** BEGIN Material provided **
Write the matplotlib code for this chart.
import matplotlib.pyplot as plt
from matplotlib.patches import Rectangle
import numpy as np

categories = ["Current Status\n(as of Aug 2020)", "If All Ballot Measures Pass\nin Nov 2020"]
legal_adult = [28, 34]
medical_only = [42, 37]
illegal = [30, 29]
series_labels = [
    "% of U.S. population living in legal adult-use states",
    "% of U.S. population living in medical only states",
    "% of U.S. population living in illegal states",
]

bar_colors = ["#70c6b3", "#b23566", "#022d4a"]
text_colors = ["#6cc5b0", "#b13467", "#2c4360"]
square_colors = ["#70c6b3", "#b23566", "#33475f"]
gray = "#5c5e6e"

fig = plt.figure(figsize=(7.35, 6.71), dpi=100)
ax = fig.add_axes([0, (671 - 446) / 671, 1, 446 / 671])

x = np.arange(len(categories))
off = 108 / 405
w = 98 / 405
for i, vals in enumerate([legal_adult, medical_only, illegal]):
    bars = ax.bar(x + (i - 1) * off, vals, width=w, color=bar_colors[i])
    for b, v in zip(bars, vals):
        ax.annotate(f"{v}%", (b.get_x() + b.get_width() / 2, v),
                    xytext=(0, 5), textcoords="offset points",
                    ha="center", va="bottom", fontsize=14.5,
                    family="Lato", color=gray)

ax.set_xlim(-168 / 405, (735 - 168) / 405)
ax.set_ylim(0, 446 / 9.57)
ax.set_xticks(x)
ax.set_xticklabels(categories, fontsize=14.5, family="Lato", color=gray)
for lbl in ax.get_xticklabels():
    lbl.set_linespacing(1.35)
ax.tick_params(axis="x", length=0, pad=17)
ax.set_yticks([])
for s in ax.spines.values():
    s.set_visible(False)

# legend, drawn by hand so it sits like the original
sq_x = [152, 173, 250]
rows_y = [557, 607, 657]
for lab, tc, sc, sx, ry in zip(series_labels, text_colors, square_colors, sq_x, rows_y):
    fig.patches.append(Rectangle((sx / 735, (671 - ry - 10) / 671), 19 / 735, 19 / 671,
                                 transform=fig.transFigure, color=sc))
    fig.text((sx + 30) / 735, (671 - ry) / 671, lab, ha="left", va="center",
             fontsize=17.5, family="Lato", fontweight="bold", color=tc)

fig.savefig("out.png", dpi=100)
** END Material provided **
** BEGIN Material provided **
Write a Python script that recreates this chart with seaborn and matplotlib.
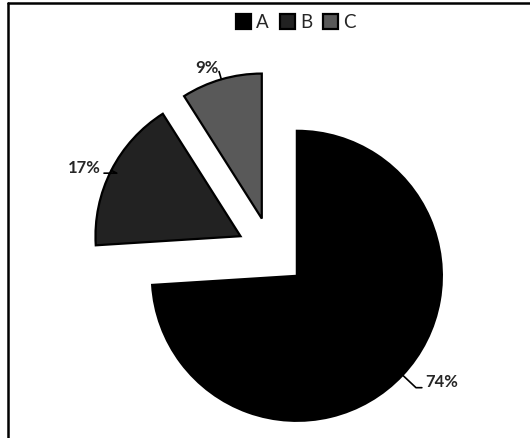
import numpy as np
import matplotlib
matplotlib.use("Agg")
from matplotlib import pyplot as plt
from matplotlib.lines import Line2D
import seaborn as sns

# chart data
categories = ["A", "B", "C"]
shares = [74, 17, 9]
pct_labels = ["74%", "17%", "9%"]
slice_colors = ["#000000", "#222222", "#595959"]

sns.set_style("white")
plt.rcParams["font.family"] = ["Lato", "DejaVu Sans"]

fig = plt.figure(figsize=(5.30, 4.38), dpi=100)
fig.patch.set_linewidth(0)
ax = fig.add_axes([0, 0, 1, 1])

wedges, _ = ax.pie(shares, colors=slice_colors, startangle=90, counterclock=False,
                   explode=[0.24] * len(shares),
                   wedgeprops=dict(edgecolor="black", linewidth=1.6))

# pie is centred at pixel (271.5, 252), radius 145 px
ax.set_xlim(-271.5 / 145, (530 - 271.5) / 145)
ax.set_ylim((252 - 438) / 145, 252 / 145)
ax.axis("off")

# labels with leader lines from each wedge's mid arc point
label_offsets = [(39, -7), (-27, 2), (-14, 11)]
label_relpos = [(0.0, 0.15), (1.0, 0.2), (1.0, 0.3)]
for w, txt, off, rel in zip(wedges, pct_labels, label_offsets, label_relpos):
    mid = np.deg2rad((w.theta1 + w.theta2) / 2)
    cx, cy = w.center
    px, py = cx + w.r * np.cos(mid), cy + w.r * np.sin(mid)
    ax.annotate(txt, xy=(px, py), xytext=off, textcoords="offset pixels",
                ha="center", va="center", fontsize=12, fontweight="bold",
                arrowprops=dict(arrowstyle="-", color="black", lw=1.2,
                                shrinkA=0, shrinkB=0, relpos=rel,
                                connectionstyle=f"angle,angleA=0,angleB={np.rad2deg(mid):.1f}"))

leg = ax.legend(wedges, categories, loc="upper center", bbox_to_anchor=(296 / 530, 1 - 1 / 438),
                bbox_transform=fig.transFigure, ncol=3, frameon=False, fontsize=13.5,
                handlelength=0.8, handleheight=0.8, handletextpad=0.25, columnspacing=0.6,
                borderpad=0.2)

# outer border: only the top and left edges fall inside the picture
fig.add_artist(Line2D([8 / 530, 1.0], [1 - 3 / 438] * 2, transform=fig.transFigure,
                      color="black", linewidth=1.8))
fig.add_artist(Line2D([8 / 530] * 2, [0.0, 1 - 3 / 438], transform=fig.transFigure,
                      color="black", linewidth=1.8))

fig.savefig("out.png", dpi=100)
** END Material provided **
** BEGIN Material provided **
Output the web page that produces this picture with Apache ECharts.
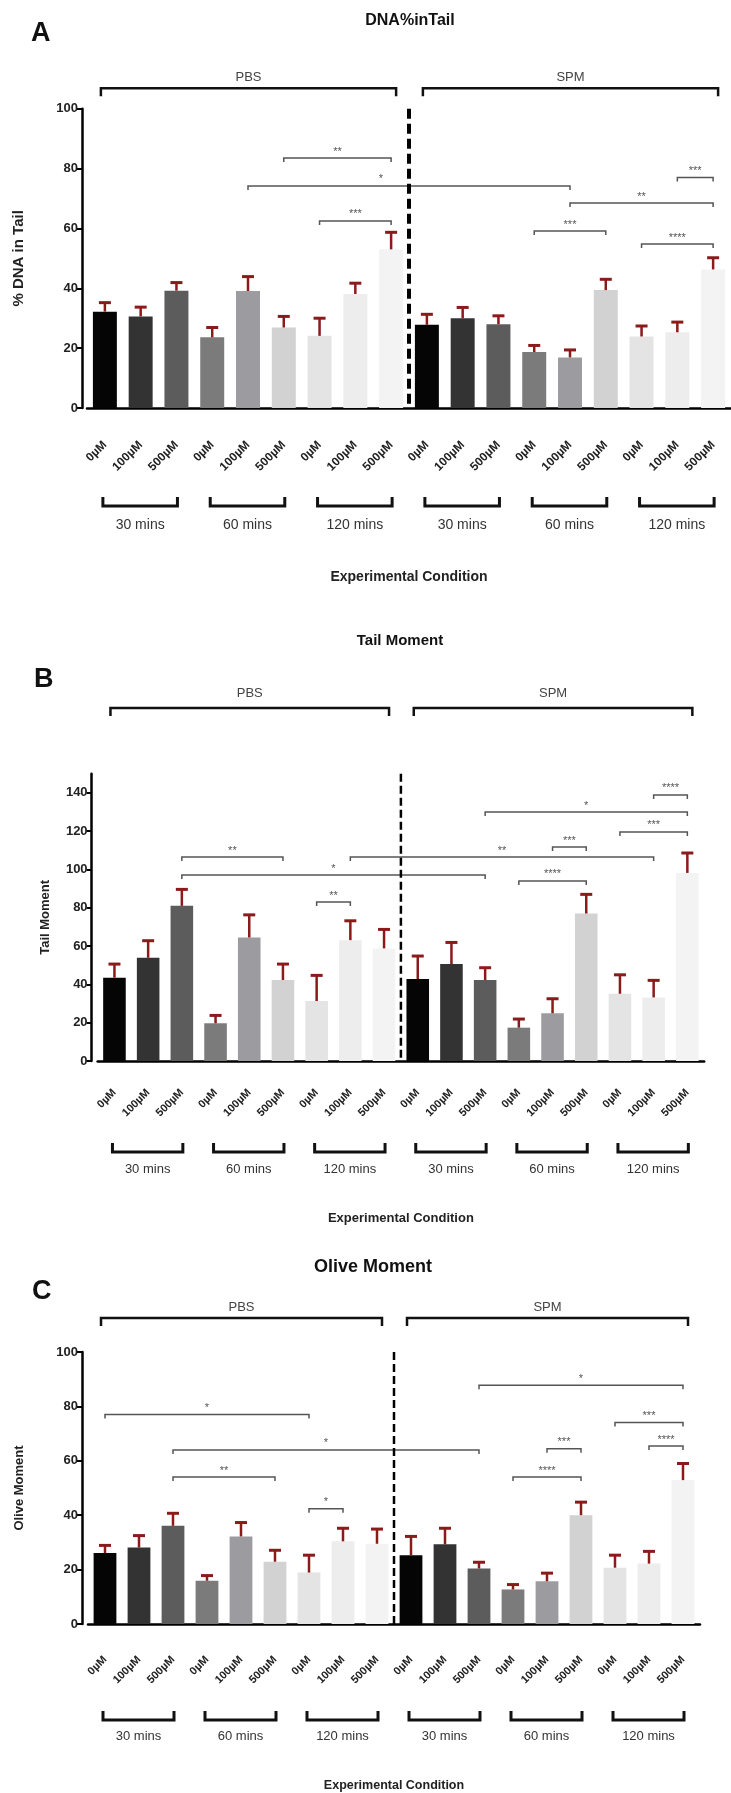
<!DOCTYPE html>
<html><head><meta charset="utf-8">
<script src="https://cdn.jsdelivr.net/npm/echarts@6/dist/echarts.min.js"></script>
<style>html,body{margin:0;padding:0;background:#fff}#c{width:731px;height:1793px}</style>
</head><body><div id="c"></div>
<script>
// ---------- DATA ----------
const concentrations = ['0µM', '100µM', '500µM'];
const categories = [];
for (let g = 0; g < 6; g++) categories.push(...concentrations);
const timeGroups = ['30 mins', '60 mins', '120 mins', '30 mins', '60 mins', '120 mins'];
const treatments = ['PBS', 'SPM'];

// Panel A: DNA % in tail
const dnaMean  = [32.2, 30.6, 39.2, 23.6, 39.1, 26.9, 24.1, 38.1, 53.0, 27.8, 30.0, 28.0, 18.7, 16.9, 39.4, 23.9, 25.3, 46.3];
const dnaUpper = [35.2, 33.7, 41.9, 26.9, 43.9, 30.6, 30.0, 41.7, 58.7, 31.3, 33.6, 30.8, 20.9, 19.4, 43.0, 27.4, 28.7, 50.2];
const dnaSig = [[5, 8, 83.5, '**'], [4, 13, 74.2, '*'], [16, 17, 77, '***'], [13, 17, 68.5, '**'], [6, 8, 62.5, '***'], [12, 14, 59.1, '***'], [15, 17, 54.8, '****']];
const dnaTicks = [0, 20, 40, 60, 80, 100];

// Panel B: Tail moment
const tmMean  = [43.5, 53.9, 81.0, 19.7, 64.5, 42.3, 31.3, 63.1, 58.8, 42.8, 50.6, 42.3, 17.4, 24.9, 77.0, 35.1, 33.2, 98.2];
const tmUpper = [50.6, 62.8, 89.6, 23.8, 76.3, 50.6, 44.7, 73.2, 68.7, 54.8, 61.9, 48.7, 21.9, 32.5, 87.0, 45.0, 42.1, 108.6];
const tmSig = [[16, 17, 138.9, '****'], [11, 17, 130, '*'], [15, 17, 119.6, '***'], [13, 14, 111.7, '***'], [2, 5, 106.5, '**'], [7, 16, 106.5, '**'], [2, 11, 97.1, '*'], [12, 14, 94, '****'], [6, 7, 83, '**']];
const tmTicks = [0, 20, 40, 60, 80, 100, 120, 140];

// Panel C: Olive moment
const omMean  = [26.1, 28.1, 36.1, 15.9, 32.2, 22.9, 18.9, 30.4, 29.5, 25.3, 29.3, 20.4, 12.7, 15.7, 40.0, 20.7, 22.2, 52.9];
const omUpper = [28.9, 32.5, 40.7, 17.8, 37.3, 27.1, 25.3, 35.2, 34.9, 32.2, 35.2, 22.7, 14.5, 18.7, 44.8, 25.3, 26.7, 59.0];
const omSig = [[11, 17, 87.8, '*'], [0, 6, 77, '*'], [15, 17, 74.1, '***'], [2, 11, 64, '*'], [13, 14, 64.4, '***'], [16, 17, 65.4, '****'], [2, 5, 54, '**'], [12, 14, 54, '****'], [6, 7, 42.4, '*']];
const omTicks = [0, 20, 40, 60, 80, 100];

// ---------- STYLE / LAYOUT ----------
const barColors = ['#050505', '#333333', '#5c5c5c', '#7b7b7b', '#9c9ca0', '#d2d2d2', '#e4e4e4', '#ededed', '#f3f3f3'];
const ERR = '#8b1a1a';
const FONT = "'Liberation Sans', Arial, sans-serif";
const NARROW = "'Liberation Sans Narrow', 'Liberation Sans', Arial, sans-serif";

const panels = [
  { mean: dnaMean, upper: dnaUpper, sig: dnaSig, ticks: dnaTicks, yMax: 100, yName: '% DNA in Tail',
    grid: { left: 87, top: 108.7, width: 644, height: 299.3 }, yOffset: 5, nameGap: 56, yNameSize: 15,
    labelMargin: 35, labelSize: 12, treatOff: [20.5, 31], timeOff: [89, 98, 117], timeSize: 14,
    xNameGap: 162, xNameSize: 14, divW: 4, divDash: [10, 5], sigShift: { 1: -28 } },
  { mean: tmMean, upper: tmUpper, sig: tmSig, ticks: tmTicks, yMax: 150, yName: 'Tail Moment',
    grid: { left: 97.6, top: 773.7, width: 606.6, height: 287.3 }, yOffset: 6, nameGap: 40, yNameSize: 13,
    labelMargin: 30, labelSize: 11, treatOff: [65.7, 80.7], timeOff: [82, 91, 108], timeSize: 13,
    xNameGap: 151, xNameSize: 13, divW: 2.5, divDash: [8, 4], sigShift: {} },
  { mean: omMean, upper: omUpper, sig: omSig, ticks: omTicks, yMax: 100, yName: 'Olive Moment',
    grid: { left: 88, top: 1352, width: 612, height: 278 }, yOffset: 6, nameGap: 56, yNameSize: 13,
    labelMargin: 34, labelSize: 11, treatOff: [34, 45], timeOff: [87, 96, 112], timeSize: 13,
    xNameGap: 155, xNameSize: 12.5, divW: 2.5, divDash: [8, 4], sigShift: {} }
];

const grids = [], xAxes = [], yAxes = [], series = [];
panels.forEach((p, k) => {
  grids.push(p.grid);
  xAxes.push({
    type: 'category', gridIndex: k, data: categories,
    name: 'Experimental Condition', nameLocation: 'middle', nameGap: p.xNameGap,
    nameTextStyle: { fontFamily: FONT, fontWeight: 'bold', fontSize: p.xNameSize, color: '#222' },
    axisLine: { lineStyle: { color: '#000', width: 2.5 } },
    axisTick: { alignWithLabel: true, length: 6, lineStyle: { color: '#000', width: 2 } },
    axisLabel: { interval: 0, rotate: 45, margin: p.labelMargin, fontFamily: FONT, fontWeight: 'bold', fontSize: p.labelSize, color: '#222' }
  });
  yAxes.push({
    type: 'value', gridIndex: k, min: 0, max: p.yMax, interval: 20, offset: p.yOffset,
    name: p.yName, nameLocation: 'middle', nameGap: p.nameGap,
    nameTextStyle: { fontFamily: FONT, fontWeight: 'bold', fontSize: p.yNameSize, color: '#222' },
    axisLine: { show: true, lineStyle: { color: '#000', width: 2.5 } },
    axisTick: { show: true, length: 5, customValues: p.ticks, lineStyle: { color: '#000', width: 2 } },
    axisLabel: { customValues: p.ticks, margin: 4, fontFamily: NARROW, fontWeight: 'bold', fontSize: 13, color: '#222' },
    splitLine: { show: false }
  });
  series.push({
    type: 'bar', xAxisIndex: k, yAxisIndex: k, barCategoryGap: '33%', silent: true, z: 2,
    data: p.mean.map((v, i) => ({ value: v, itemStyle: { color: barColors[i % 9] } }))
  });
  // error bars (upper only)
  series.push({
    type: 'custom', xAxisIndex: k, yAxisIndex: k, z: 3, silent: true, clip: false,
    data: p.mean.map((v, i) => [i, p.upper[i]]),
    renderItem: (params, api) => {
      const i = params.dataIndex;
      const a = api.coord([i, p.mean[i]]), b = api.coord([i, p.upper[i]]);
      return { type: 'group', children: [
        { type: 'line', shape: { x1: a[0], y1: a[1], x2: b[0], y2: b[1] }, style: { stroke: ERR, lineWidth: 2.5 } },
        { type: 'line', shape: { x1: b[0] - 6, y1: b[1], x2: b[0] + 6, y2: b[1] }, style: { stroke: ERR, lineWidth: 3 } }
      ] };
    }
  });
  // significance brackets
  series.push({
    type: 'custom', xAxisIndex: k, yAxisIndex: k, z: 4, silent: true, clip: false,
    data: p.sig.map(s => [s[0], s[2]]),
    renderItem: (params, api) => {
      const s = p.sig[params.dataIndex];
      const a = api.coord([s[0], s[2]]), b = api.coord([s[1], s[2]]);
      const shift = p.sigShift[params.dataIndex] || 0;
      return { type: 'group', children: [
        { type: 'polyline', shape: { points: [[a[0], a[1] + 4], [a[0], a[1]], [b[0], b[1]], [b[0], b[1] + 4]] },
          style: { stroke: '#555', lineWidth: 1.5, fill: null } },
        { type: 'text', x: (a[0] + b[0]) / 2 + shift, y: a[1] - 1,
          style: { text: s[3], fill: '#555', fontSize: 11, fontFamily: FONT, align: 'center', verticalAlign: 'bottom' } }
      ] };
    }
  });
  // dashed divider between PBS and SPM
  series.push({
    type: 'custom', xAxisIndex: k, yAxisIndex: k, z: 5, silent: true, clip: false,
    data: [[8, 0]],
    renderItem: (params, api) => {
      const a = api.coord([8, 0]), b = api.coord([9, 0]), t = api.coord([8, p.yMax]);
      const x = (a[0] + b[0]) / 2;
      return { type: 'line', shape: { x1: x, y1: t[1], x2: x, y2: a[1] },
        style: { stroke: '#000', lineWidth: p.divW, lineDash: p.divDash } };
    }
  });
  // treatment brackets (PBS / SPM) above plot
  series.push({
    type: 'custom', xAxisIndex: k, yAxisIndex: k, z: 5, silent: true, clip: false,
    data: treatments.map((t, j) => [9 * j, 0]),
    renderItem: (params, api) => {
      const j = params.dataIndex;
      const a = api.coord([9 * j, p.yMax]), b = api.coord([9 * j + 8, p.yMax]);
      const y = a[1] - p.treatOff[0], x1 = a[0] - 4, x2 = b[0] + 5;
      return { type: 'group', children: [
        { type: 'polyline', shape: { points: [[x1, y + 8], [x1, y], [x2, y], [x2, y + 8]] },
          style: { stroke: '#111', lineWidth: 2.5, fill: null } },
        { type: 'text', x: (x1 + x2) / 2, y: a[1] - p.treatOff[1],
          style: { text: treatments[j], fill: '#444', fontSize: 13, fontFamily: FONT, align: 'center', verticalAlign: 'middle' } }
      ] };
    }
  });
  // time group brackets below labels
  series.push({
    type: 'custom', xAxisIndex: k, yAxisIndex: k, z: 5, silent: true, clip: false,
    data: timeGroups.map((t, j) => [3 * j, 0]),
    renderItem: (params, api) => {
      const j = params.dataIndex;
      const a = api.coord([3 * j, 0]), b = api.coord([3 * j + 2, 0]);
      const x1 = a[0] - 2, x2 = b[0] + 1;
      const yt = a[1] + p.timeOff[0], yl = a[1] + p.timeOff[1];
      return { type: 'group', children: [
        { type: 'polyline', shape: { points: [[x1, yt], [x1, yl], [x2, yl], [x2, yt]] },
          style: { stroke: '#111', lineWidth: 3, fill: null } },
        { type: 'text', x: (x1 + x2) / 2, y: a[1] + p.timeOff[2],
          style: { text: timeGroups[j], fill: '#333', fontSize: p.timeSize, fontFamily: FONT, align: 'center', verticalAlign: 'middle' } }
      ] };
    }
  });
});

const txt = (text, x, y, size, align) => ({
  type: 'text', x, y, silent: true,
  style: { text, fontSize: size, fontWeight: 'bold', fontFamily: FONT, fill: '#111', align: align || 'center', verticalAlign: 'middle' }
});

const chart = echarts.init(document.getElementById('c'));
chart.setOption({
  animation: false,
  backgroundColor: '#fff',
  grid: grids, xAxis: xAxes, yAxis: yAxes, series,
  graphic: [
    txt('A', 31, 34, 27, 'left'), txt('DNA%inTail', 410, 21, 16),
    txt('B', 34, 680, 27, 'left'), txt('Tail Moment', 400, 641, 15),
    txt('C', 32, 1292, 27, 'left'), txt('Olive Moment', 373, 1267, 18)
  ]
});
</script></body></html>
** END Material provided **
**Exercise directions**: Return all the lines that contain the string "Write".

**Result**:
Write the matplotlib code for this chart.
Write a Python script that recreates this chart with seaborn and matplotlib.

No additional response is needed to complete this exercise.